## [Written problem]
Retype, exactly as they stand, the lines from the start of the data to the line that contains "59, 24, 37, 29]", both ends included. Leave the pictures out.

::::

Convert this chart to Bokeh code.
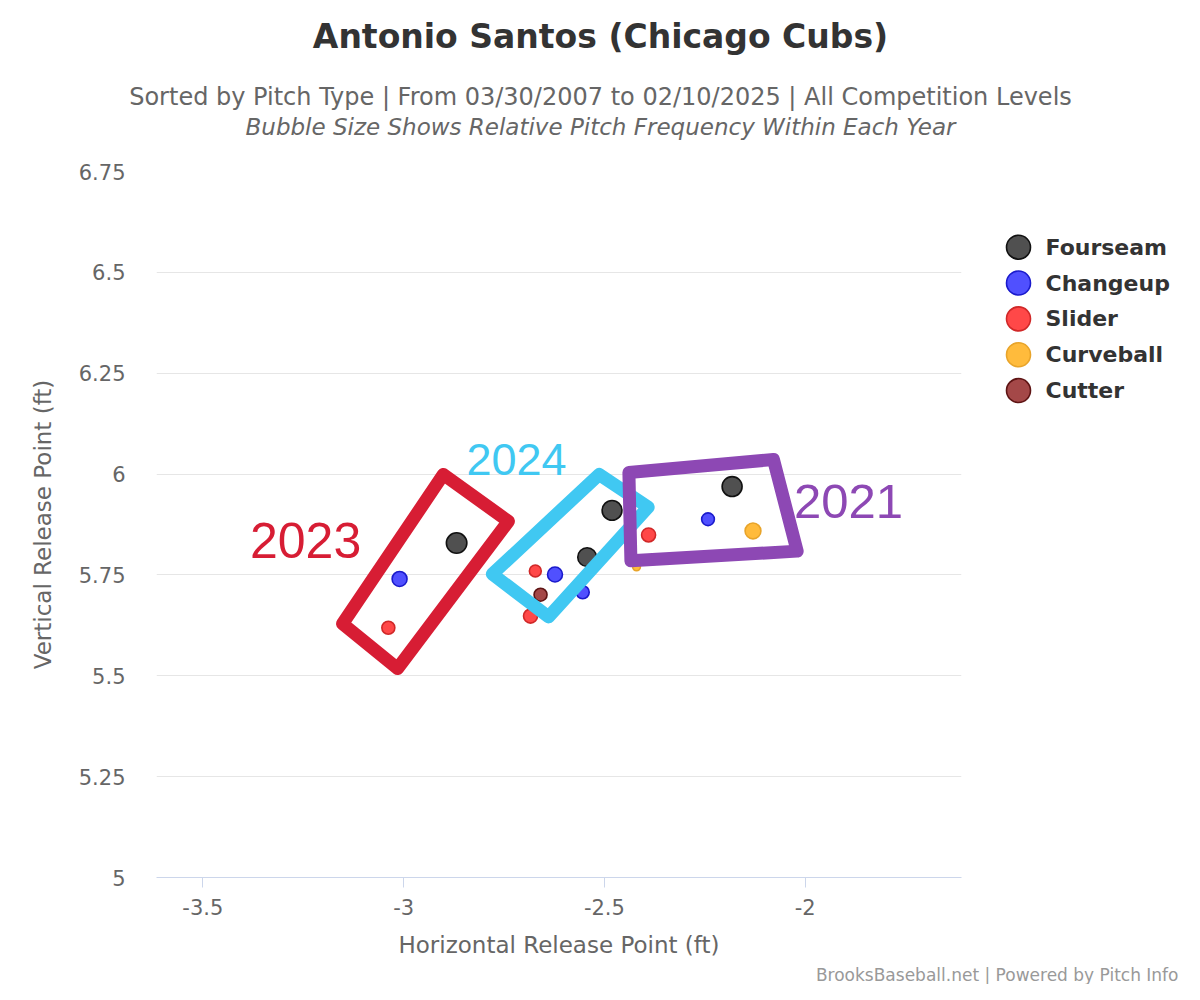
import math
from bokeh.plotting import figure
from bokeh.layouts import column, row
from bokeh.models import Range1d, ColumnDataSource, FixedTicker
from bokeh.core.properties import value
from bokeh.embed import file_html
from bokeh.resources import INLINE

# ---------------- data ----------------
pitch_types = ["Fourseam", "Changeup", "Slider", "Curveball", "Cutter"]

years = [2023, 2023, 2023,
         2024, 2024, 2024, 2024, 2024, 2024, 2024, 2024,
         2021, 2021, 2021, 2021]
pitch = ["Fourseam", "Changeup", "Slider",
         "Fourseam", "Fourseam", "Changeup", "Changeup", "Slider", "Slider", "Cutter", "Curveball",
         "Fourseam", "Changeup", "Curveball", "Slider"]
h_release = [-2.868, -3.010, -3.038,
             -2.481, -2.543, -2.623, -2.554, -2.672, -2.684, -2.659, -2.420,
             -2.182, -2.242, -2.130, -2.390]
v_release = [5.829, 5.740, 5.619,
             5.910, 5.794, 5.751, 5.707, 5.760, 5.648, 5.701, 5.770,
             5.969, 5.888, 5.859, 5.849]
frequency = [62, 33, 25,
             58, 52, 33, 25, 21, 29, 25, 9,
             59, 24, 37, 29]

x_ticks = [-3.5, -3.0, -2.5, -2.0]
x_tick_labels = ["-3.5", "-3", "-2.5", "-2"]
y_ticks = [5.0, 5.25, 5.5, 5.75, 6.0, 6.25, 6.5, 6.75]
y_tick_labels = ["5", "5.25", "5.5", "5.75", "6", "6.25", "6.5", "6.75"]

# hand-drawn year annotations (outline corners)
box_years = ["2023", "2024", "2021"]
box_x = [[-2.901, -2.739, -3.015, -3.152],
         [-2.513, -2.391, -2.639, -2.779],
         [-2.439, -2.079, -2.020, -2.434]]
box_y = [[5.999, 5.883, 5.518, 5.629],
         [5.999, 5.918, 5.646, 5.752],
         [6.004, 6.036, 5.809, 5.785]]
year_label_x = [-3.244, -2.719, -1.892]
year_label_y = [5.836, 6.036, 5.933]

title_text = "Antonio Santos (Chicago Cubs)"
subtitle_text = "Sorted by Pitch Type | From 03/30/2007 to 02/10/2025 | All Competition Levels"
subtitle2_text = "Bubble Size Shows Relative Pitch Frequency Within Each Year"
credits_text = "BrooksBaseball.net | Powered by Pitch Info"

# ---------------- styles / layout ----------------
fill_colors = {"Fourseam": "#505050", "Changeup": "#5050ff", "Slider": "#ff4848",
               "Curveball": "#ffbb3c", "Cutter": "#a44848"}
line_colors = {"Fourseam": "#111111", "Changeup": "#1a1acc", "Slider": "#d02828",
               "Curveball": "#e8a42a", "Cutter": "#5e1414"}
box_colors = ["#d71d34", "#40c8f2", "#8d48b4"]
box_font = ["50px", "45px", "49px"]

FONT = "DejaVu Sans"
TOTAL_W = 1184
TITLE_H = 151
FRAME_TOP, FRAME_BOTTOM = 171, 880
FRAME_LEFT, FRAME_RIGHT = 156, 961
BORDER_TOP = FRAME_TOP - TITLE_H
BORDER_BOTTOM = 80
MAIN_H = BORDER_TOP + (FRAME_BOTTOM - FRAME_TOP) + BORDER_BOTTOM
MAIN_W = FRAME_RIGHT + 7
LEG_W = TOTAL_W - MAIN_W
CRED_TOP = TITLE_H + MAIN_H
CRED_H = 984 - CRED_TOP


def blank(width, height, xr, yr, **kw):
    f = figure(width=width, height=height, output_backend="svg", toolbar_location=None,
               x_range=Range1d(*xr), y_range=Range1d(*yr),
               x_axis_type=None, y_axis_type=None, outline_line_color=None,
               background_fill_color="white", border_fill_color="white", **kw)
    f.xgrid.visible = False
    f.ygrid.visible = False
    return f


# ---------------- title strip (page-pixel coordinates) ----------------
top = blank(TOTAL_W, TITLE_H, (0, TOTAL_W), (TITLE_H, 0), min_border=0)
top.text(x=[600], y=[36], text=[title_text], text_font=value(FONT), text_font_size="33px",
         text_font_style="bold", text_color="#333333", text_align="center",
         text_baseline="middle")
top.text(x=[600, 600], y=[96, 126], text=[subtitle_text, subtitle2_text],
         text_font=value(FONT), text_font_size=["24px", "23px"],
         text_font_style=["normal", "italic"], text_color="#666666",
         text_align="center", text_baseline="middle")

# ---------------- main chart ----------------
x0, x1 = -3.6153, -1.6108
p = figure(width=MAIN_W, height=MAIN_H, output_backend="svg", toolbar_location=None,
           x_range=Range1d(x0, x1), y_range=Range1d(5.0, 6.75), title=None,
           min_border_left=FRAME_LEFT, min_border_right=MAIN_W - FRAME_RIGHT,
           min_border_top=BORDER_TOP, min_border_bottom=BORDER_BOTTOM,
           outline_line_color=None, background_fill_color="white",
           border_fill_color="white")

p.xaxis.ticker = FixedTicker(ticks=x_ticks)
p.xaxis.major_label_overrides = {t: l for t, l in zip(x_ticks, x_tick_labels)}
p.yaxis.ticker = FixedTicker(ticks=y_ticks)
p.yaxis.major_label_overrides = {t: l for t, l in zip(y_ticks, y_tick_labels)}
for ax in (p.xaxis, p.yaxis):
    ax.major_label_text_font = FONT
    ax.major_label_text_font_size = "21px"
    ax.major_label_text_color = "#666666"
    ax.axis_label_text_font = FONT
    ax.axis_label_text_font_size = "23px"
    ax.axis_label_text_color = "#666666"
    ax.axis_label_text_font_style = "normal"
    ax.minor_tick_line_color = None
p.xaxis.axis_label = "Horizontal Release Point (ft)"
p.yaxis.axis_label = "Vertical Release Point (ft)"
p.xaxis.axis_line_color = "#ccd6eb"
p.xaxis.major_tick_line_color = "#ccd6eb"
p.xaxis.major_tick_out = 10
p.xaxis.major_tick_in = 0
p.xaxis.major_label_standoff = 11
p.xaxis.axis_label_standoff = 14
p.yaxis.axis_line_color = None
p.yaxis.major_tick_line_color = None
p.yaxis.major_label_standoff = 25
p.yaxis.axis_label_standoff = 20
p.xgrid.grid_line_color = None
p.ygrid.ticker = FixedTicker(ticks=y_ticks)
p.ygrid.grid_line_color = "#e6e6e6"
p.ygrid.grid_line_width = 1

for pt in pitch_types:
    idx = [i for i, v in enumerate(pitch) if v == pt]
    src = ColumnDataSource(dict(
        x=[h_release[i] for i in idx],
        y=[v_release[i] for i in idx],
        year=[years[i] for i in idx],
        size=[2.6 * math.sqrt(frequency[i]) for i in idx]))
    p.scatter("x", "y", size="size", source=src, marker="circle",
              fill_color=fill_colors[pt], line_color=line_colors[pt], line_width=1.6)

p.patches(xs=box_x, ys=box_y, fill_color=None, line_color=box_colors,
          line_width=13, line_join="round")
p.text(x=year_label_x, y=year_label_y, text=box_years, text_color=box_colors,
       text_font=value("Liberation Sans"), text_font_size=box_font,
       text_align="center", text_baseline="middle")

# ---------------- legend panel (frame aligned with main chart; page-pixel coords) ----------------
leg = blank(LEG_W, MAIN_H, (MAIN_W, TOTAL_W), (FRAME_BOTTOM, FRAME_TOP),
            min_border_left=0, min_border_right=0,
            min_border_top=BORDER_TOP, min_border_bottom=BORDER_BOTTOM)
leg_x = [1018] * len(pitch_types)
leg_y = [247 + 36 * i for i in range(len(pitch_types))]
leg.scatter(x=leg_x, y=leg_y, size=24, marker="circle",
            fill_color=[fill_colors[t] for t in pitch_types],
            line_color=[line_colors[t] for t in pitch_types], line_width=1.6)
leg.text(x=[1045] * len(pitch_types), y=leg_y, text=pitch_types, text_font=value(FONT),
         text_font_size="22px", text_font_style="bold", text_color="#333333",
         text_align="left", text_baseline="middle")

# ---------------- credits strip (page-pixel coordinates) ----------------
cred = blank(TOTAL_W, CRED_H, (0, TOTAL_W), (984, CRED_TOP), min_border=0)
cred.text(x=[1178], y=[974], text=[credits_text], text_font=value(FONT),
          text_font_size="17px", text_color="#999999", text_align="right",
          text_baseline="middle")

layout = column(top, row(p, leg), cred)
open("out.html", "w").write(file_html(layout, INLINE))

::::

## [Written response]
Convert this chart to Bokeh code.
import math
from bokeh.plotting import figure
from bokeh.layouts import column, row
from bokeh.models import Range1d, ColumnDataSource, FixedTicker
from bokeh.core.properties import value
from bokeh.embed import file_html
from bokeh.resources import INLINE

# ---------------- data ----------------
pitch_types = ["Fourseam", "Changeup", "Slider", "Curveball", "Cutter"]

years = [2023, 2023, 2023,
         2024, 2024, 2024, 2024, 2024, 2024, 2024, 2024,
         2021, 2021, 2021, 2021]
pitch = ["Fourseam", "Changeup", "Slider",
         "Fourseam", "Fourseam", "Changeup", "Changeup", "Slider", "Slider", "Cutter", "Curveball",
         "Fourseam", "Changeup", "Curveball", "Slider"]
h_release = [-2.868, -3.010, -3.038,
             -2.481, -2.543, -2.623, -2.554, -2.672, -2.684, -2.659, -2.420,
             -2.182, -2.242, -2.130, -2.390]
v_release = [5.829, 5.740, 5.619,
             5.910, 5.794, 5.751, 5.707, 5.760, 5.648, 5.701, 5.770,
             5.969, 5.888, 5.859, 5.849]
frequency = [62, 33, 25,
             58, 52, 33, 25, 21, 29, 25, 9,
             59, 24, 37, 29]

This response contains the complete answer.